Attention, shoppers: Holiday season has begun
About 16% of Americans have already started to look for holiday deals, and retailers are eager to accommodate them.
This post comes from Melinda Fulmer of MSN Money.
While most of us are still trying to pick out a Halloween costume, hungry retailers have leap-frogged to Christmas, with most predicting the best holiday shopping season since the beginning of the recession.
The early leaks aren't that tempting -- coming from retailers such as Half Price Books, Harbor Freight Tools, Build-a-Bear Workshop, and discount chain Fred's -- but they do show that doorbusters are alive and kicking, even if fewer shoppers are expected to brave the cold to land one this year.
While holiday retail sales are expected to rise 4.1% this year to $586.1 billion, according to the National Retail Federation, fewer people are expected to head out to stores the day after Thanksgiving to snag bargain-priced appliances and televisions, and more will shift their purchases to the Web.

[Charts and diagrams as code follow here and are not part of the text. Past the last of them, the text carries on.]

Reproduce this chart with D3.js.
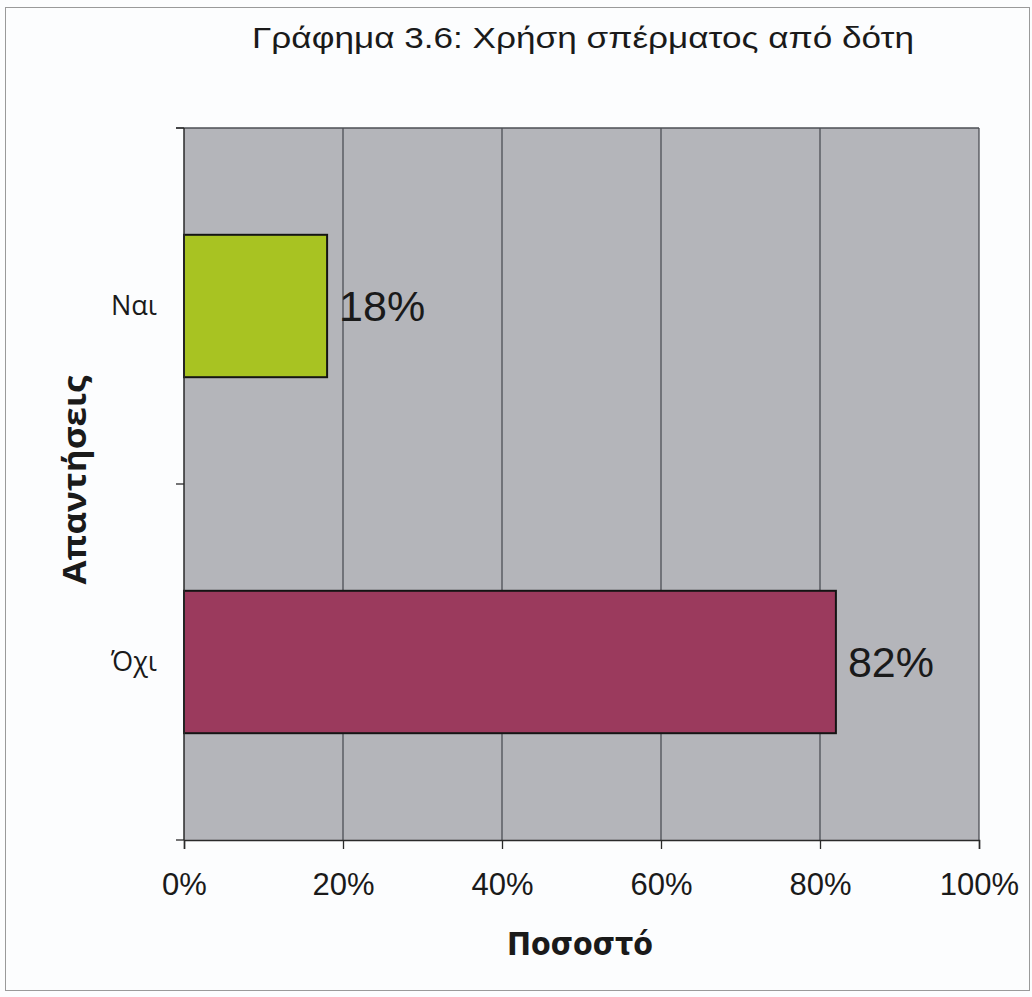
<!DOCTYPE html>
<html>
<head>
<meta charset="utf-8">
<script src="https://cdn.jsdelivr.net/npm/d3@7"></script>
<style>
  html, body { margin: 0; padding: 0; background: #fcfdfe; }
  svg { display: block; }
  text { font-family: "Liberation Sans", Arial, sans-serif; fill: #1a1a1a; }
</style>
</head>
<body>
<svg id="chart" width="1032" height="997"></svg>
<script>
// Responses to the question on donor sperm use
const categories = ["Ναι", "Όχι"];
const values = [18, 82];
const barColors = ["#a8c322", "#9b3a5d"];
const xTicks = [0, 20, 40, 60, 80, 100];
const titleText = "Γράφημα 3.6: Χρήση σπέρματος από δότη";
const xTitle = "Ποσοστό";
const yTitle = "Απαντήσεις";

const svg = d3.select("#chart");
const W = 1032, H = 997;
const plot = { left: 184, right: 979, top: 128, bottom: 840 };

// outer frame
svg.append("rect")
  .attr("x", 5.5).attr("y", 7.5)
  .attr("width", W - 8).attr("height", H - 14)
  .attr("fill", "none").attr("stroke", "#9a9a9a").attr("stroke-width", 1);

const x = d3.scaleLinear().domain([0, 100]).range([plot.left, plot.right]);
const y = d3.scaleBand().domain(categories).range([plot.top, plot.bottom]).paddingInner(0.6).paddingOuter(0.3);

// plot background
svg.append("rect")
  .attr("x", plot.left).attr("y", plot.top)
  .attr("width", plot.right - plot.left).attr("height", plot.bottom - plot.top)
  .attr("fill", "#b4b5ba");

// vertical gridlines
svg.append("g").selectAll("line")
  .data(xTicks.filter(d => d > 0))
  .join("line")
  .attr("x1", d => x(d)).attr("x2", d => x(d))
  .attr("y1", plot.top).attr("y2", plot.bottom)
  .attr("stroke", "#4d4f55").attr("stroke-width", 1.3);

// top border of plot area
svg.append("line")
  .attr("x1", plot.left - 8).attr("x2", plot.right)
  .attr("y1", plot.top).attr("y2", plot.top)
  .attr("stroke", "#4d4f55").attr("stroke-width", 1.3);

// bars
svg.append("g").selectAll("rect")
  .data(categories)
  .join("rect")
  .attr("x", x(0))
  .attr("y", d => y(d))
  .attr("width", (d, i) => x(values[i]) - x(0))
  .attr("height", y.bandwidth())
  .attr("fill", (d, i) => barColors[i])
  .attr("stroke", "#141414").attr("stroke-width", 2);

// value labels
svg.append("g").selectAll("text")
  .data(categories)
  .join("text")
  .attr("x", (d, i) => x(values[i]) + 12)
  .attr("y", d => y(d) + y.bandwidth() / 2 + 15)
  .attr("font-size", 43)
  .text((d, i) => values[i] + "%");

// x axis
const xAxis = d3.axisBottom(x).tickValues(xTicks).tickFormat(d => d + "%").tickSize(9).tickPadding(24);
const gx = svg.append("g").attr("transform", `translate(0,${plot.bottom})`).call(xAxis);
gx.select(".domain").attr("stroke", "#2a2a2a").attr("stroke-width", 1.5);
gx.selectAll(".tick line").attr("stroke", "#2a2a2a").attr("stroke-width", 1.3);
gx.selectAll(".tick text").attr("font-size", 31).attr("fill", "#1a1a1a");

// y axis: category labels, with tick marks on band boundaries
const yAxis = d3.axisLeft(y).tickSize(0).tickPadding(27);
const gy = svg.append("g").attr("transform", `translate(${plot.left},0)`).call(yAxis);
gy.select(".domain").remove();
gy.selectAll(".tick text")
  .attr("font-size", 27)
  .style("font-family", "'Open Sans', 'DejaVu Sans', sans-serif")
  .attr("fill", "#1a1a1a")
  .attr("dy", "0.33em");

svg.append("line")
  .attr("x1", plot.left).attr("x2", plot.left)
  .attr("y1", plot.top).attr("y2", plot.bottom)
  .attr("stroke", "#2a2a2a").attr("stroke-width", 1.5);
const bounds = [plot.top, (plot.top + plot.bottom) / 2, plot.bottom];
svg.append("g").selectAll("line")
  .data(bounds)
  .join("line")
  .attr("x1", plot.left - 8).attr("x2", plot.left)
  .attr("y1", d => d).attr("y2", d => d)
  .attr("stroke", "#2a2a2a").attr("stroke-width", 1.3);

// titles
svg.append("text")
  .attr("x", 252).attr("y", 48)
  .attr("font-size", 29)
  .attr("textLength", 662).attr("lengthAdjust", "spacingAndGlyphs")
  .text(titleText);

svg.append("text")
  .attr("x", 507).attr("y", 955)
  .attr("font-size", 32).attr("font-weight", "bold")
  .style("font-family", "'DejaVu Sans', sans-serif")
  .attr("textLength", 146).attr("lengthAdjust", "spacingAndGlyphs")
  .text(xTitle);

svg.append("text")
  .attr("transform", "translate(86,480) rotate(-90)")
  .attr("text-anchor", "middle")
  .attr("font-size", 33).attr("font-weight", "bold")
  .style("font-family", "'Open Sans', sans-serif")
  .attr("textLength", 209).attr("lengthAdjust", "spacingAndGlyphs")
  .text(yTitle);
</script>
</body>
</html>
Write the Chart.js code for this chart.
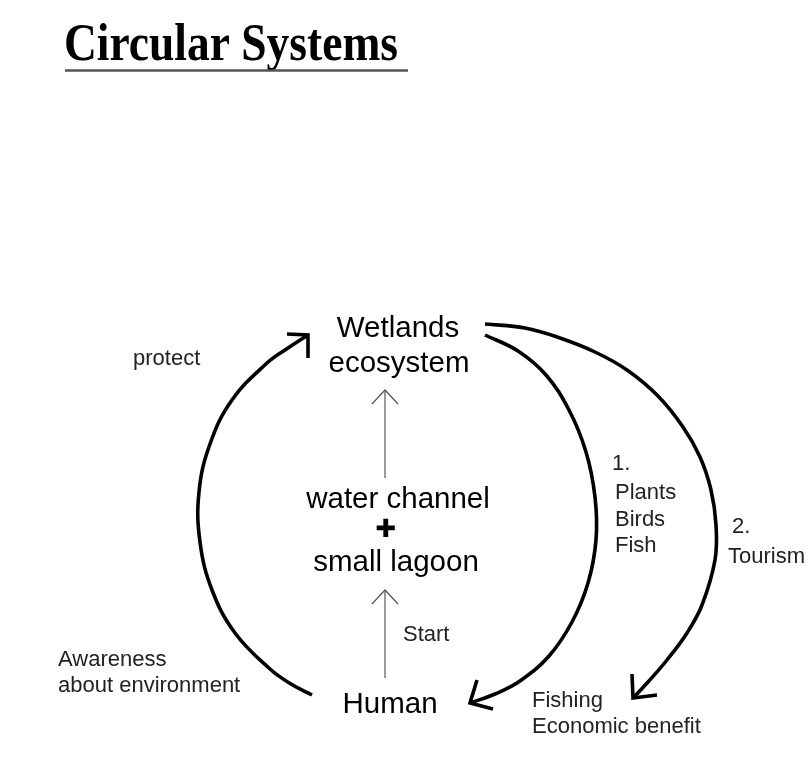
<!DOCTYPE html>
<html><head><meta charset="utf-8">
<script src="https://cdn.jsdelivr.net/npm/chart.js@4/dist/chart.umd.min.js"></script>
<style>html,body{margin:0;padding:0;background:#fff;overflow:hidden}#wrap{width:808px;height:764px}</style>
</head><body><div id="wrap"><canvas id="c" width="808" height="764"></canvas></div>
<script>
// ---- diagram content (coordinates are in the diagram's own 808 x 764 value space) ----
const title = "Circular Systems";

const mainTexts = ["Wetlands", "ecosystem", "water channel", "\u271A", "small lagoon", "Human"];
const mainX = [398, 399, 398, 386, 396, 390];
const mainY = [337, 372, 508, 530, 571, 713];

const noteTexts = ["protect", "1.", "Plants", "Birds", "Fish", "2.", "Tourism", "Start",
                   "Awareness", "about environment", "Fishing", "Economic benefit"];
const noteX = [133, 612, 615, 615, 615, 732, 728, 403, 58, 58, 532, 532];
const noteY = [365, 470, 499, 526, 552, 533, 563, 641, 666, 692, 707, 733];

// "protect" arc: Human -> Wetlands ecosystem
const protectArc = [
  {x:312,y:695},{x:291,y:684},{x:270,y:669},{x:235,y:633},{x:212,y:590},{x:200,y:542},
  {x:199,y:492},{x:210,y:444},{x:232,y:400},{x:267,y:363},{x:288,y:348},{x:308,y:335}
];
const protectHead = [{x:287,y:334},{x:308,y:335},{x:308,y:358}];

// "1. Plants Birds Fish" arc: Wetlands -> Human
const resourceArc = [
  {x:485,y:335},{x:518,y:351},{x:546,y:375},{x:569,y:410},{x:586,y:452},{x:595,y:497},
  {x:596,y:540},{x:588,y:583},{x:572,y:622},{x:549,y:656},{x:520,y:681},{x:495,y:694},
  {x:470,y:703}
];
const resourceHead = [{x:477,y:680},{x:470,y:703},{x:493,y:709}];

// "2. Tourism" arc: Wetlands -> Fishing / Economic benefit
const tourismArc = [
  {x:485,y:324},{x:525,y:328},{x:560,y:338},{x:595,y:352},{x:627,y:370},{x:658,y:396},
  {x:683,y:427},{x:700,y:457},{x:711,y:490},{x:716,y:525},{x:715,y:560},{x:702,y:605},
  {x:687,y:633},{x:667,y:660},{x:648,y:682},{x:633,y:698}
];
const tourismHead = [{x:632,y:674},{x:633,y:698},{x:657,y:695}];

// thin arrows in the middle column
const upperArrow = [{x:385,y:478},{x:385,y:390}];
const upperHead = [{x:372,y:404},{x:385,y:390},{x:398,y:404}];
const startArrow = [{x:385,y:678},{x:385,y:590}];
const startHead = [{x:372,y:604},{x:385,y:590},{x:398,y:604}];

// ---- chart ----
function thick(data){
  return {data, showLine:true, borderColor:'#000', borderWidth:3.6, tension:0.4,
          pointRadius:0, borderCapStyle:'butt', borderJoinStyle:'round', fill:false};
}
function headThick(data){
  return {data, showLine:true, borderColor:'#000', borderWidth:3.6, tension:0,
          pointRadius:0, borderCapStyle:'butt', borderJoinStyle:'miter', fill:false};
}
function thin(data){
  return {data, showLine:true, borderColor:'#555', borderWidth:1.2, tension:0,
          pointRadius:0, borderCapStyle:'butt', borderJoinStyle:'miter', fill:false};
}

const textPlugin = {
  id:'diagramText',
  afterDatasetsDraw(chart){
    const ctx = chart.ctx, xs = chart.scales.x, ys = chart.scales.y;
    ctx.save();
    // title
    ctx.fillStyle = '#000';
    ctx.textAlign = 'left';
    ctx.textBaseline = 'alphabetic';
    ctx.font = 'bold 52px "Liberation Serif", "DejaVu Serif", serif';
    ctx.fillText(title, xs.getPixelForValue(64), ys.getPixelForValue(60), 334);
    ctx.strokeStyle = '#555';
    ctx.lineWidth = 2.5;
    ctx.beginPath();
    ctx.moveTo(xs.getPixelForValue(65), ys.getPixelForValue(70.5));
    ctx.lineTo(xs.getPixelForValue(408), ys.getPixelForValue(70.5));
    ctx.stroke();
    // main node labels
    ctx.textAlign = 'center';
    mainTexts.forEach((t,i)=>{
      if (t === '\u271A') {
        ctx.font = 'bold 25px "DejaVu Sans", sans-serif';
        ctx.textBaseline = 'middle';
      } else {
        ctx.font = '29.5px "Liberation Sans", Arial, sans-serif';
        ctx.textBaseline = 'alphabetic';
      }
      ctx.fillText(t, xs.getPixelForValue(mainX[i]), ys.getPixelForValue(mainY[i]));
    });
    // notes
    ctx.textAlign = 'left';
    ctx.textBaseline = 'alphabetic';
    ctx.fillStyle = '#222';
    ctx.font = '22px "Liberation Sans", Arial, sans-serif';
    noteTexts.forEach((t,i)=>{
      ctx.fillText(t, xs.getPixelForValue(noteX[i]), ys.getPixelForValue(noteY[i]));
    });
    ctx.restore();
  }
};

new Chart(document.getElementById('c'), {
  type:'scatter',
  data:{datasets:[
    thick(protectArc), headThick(protectHead),
    thick(resourceArc), headThick(resourceHead),
    thick(tourismArc), headThick(tourismHead),
    thin(upperArrow), thin(upperHead), thin(startArrow), thin(startHead)
  ]},
  options:{
    responsive:false, animation:false, devicePixelRatio:1,
    layout:{padding:0},
    plugins:{legend:{display:false}, tooltip:{enabled:false}, title:{display:false}},
    scales:{
      x:{type:'linear', min:0, max:808, display:false},
      y:{type:'linear', min:0, max:764, reverse:true, display:false}
    },
    elements:{point:{radius:0, hoverRadius:0}}
  },
  plugins:[textPlugin]
});
</script>
</body></html>
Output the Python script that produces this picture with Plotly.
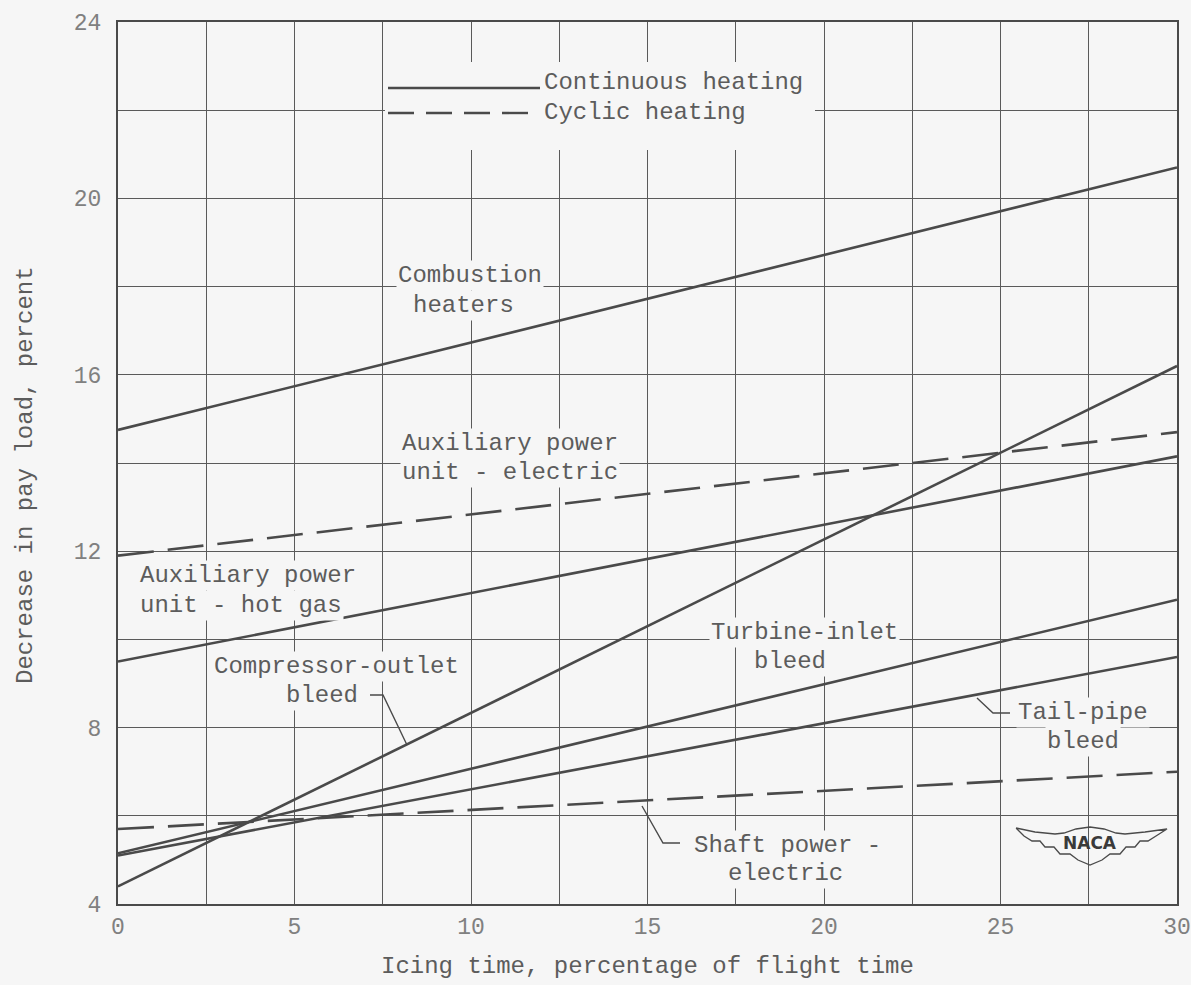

Shoppers this year are starting earlier and will finish later, in an attempt to catch the best deals, analysts say. According to research firm NPD, 16% have already started their holiday shopping and an additional 21% plan to start before Thanksgiving.
Retailers are expected to be right there to court them, offering bigger deals ahead of Black Friday. Many stores are already hawking their layaway and price-matching guarantees in an effort to get shoppers spending early and often.
"Retailers will continue to look for ways to stand out, specifically with attractive deals on toys, electronics and apparel, even well before the 'official' start of the holiday shopping season -- Black Friday and Cyber Monday," NRF president and CEO Matthew Shay said in a press release.
The average holiday shopper is expected to spend $749.51 this year on gifts, décor, greeting cards and other items, up slightly from $740.57 last year, according to NRF.
However, this year, a bigger share of this shopping is not for the kids, friends and relatives, but a little gift for the giver. Six in 10 shoppers -- the most in the survey's history -- plan to spend an average of $139.92 on "self-gifting" this holiday season.
Of course, at least some of the shopping headaches could be avoided. The most-wished-for item this holiday season is not that tablet, book or DVD, but a gift card (59.8%.) Ho ho ho.